A few games off will give Zeke fresh legs for the second half of the season and leave him strong for the playoffs. That’s what they’re hoping. I say they’re kidding themselves.
The dropoff from Elliott to backup Darren McFadden is not like Brady to Garoppolo. McFadden is about to turn 30 – twilight for running backs, especially brittle ones. He missed most of last season when he broke his wrist trying to snatch his cellphone as it was plunging to the ground.
When healthy, McFadden is rather average, and you can’t be thrilled with the potential of his backup, Alfred Morris, who averaged 3.5 yards per carry last season and gained 243 yards behind the legendary Dallas offensive line.
And by the way, that O-line may take a step back. It lost a fine left guard, Ron Leary, to free agency. His successor, Jonathan Cooper, is with his fourth pro football team in three years. No one is more deserving of being called a journeyman.
In the free agency market the Cowboys also lost their two starting cornerbacks, Mo Claiborne and Brandon Carr, and two of their top three safeties, the physical tone-setters Barry Church and J.J. Wilcox.
Joining Elliott on the rap sheet: Damien Wilson, a starting outside linebacker in 2016, arrested July 4 after witnesses said he backed his pickup into the car of a woman and flashed his rifle at her companion. Wilson could miss the season’s beginning, along with cornerback Nolan Carroll, charged with drunk driving after police said he was on the wrong side of the road.
Also: The team’s best pass rusher, David Irving, has been suspended for the first four games because of a failed drug test.
Dallas is a likely underdog in its first three games: home against the New York Giants, then on the road to Denver and Arizona.
At 0-3 the Cowboys would be in a deep hole. They should handle the LA Lambs easily enough, but a home loss to Green Bay on Oct. 8 would put them 1-4 entering their bye.
They match up very weakly against the Packers, who beat them in the divisional playoffs last season. Aaron Rodgers incinerated a secondary that was stronger then than now.
As for the Dallas passing game, it will be so-so without the defenses loading the box to stop Elliott, whose blitz protection was a critical element of fellow rookie Dak Prescott’s success. Prescott completed 73 percent when Zeke was on the field, 60% when he was not.
The Cowboys’ 2017 schedule is more daunting than last year’s. Even when Elliott returns from exile, home games against Kansas City (Nov. 5) and Seattle (Dec. 24) will be challenging. And, more so, road meetings with NFC champion Atlanta (Nov. 12), the Giants (Dec. 10) and Oakland (Dec. 17).
And though the Cowboys should be favored against intradivision rivals Philadelphia and Washington, a sweep of those four games would defy the laws of probability. Unless Elliott’s suspension is reduced, the ‘Boys will have to be lucky to finish above .500 and make the playoffs.

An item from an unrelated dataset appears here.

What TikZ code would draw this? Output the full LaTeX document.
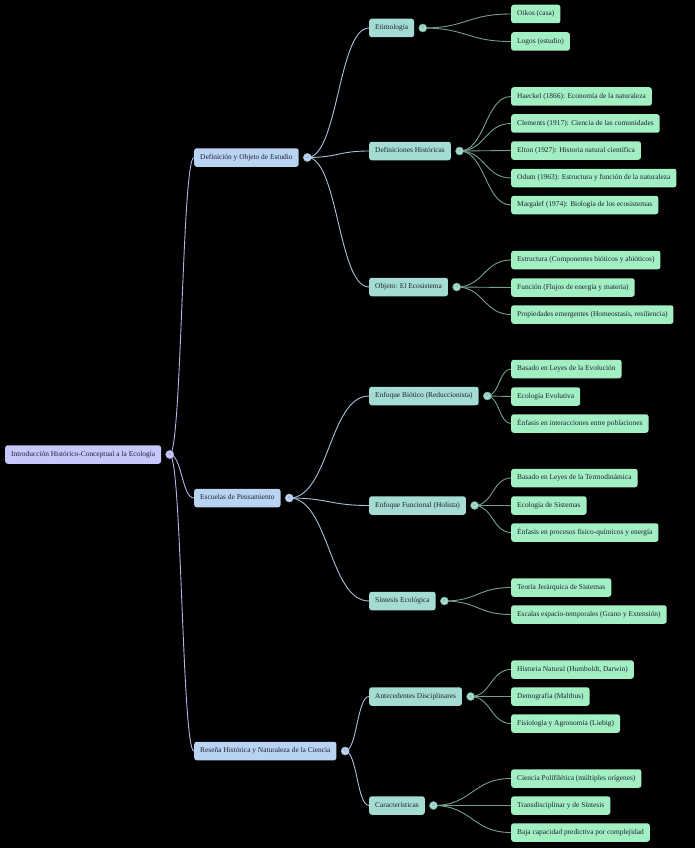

In the shadow of the Tiffany Thompson case is last month’s disturbing incident at the Uptown Dallas Clutch sports bar. Someone got his nose crushed and was rushed by ambulance to a nearby hospital. Tweets went out that Zeke Elliott threw the punch.
But when police canvassed the bar, everyone clammed up as if Zeke’s last name is Gambino.
Zeke has a way of sliding by police, whether they’re in Columbus or Dallas. It did not go unnoticed that during a St. Patrick’s Day parade, Elliott lifted a woman’s top to expose a breast and cop a feel. The crowd booed. Soon the video was on the internet.
Cowboys’ fans are crying that Goodell is making an unfair example of their team, that other NFL players have gotten by much lighter for violence against women. Greg Hardy and Josh Brown leap to mind.
But Goodell is right to toughen up on domestic violence even if he’s been soft as cotton in the past. It would be a mistake to ease off Elliott and lighten a sentence so that it will have no negative impact on the team.
It’s obvious Elliott has a cavalier attitude about assault, and an example should be set. Especially with a team that has a tradition of forgiving, if not condoning, criminal activity.
Unless Goodell backs off in the face of Jerry Jones, the most influential of NFL owners, the Cowboys’ season probably will collapse early and will not recover. Which is how it should be.